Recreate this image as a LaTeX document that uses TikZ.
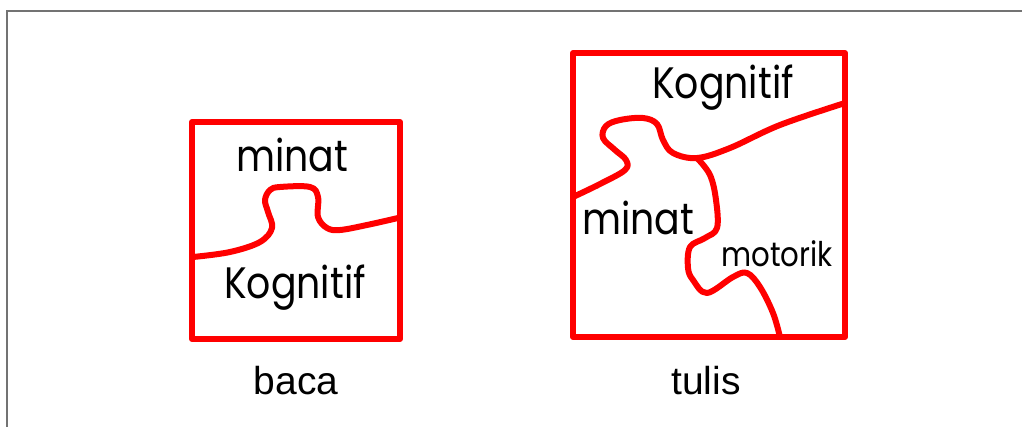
\documentclass[tikz,border=0pt]{standalone}
\usepackage{fontspec}
\setmainfont{Liberation Sans}
\newfontfamily\handfont[FakeStretch=0.86]{Poppins}

\tikzset{
  piece/.style={red, line width=6pt, line join=round, line cap=round},
  hand/.style={font=\handfont\fontsize{44}{48}\selectfont, inner sep=0pt},
  caption/.style={font=\fontsize{39}{44}\selectfont, inner sep=0pt}
}

\begin{document}
\begin{tikzpicture}[x=1pt,y=-1pt]
\useasboundingbox (0,0) rectangle (1022,427);

%Grey frame, top and left only
\colorlet{FrameGrey}{black!55}
\draw[line width=2pt,FrameGrey] (1022,11) -- (7,11) -- (7,427);

%Box baca
\draw[piece] (192,122) rectangle (400,339);
\draw[piece] plot[smooth,tension=0.6] coordinates {(193,257) (230,252) (260,242) (272,228) (268,212) (265,200) (270,190) (280,187) (310,187) (318,197) (318,217) (327,228) (340,230) (367,225) (398,218)};
\node[hand] (bacaminat) at (292,155) {minat};
\node[hand] (bacakog) at (295,288) {Kognitif};
\node[caption] (baca) at (296,381) {baca};

%Box tulis
\draw[piece] (573,53) rectangle (845,337);
%Kognitif / minat
\draw[piece] plot[smooth,tension=0.6] coordinates {(573,197) (600,184) (625,170) (626,160) (615,150) (603,138) (606,126) (620,120) (643,118) (657,124) (663,140) (673,153) (697,158) (730,148) (780,125) (845,103)};
%minat / motorik
\draw[piece] plot[smooth,tension=0.6] coordinates {(697,158) (710,175) (716,200) (717,228) (705,238) (690,247) (688,268) (693,280) (707,293) (733,277) (747,273) (760,287) (773,313) (780,337)};
\node[hand] (tuliskog) at (723,88) {Kognitif};
\node[hand] (tulisminat) at (638,218) {minat};
\node[hand,font=\handfont\fontsize{34}{38}\selectfont] (tulismot) at (777,254) {motorik};
\node[caption] (tulis) at (706,381) {tulis};

\end{tikzpicture}
\end{document}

* * *

Written instruction: Take the lines from the start of the material to the line with "(7,11) -- (7,427);", both included, and transcribe them exactly without the pictures.

Final result:
Recreate this image as a LaTeX document that uses TikZ.
\documentclass[tikz,border=0pt]{standalone}
\usepackage{fontspec}
\setmainfont{Liberation Sans}
\newfontfamily\handfont[FakeStretch=0.86]{Poppins}

\tikzset{
  piece/.style={red, line width=6pt, line join=round, line cap=round},
  hand/.style={font=\handfont\fontsize{44}{48}\selectfont, inner sep=0pt},
  caption/.style={font=\fontsize{39}{44}\selectfont, inner sep=0pt}
}

\begin{document}
\begin{tikzpicture}[x=1pt,y=-1pt]
\useasboundingbox (0,0) rectangle (1022,427);

%Grey frame, top and left only
\colorlet{FrameGrey}{black!55}
\draw[line width=2pt,FrameGrey] (1022,11) -- (7,11) -- (7,427);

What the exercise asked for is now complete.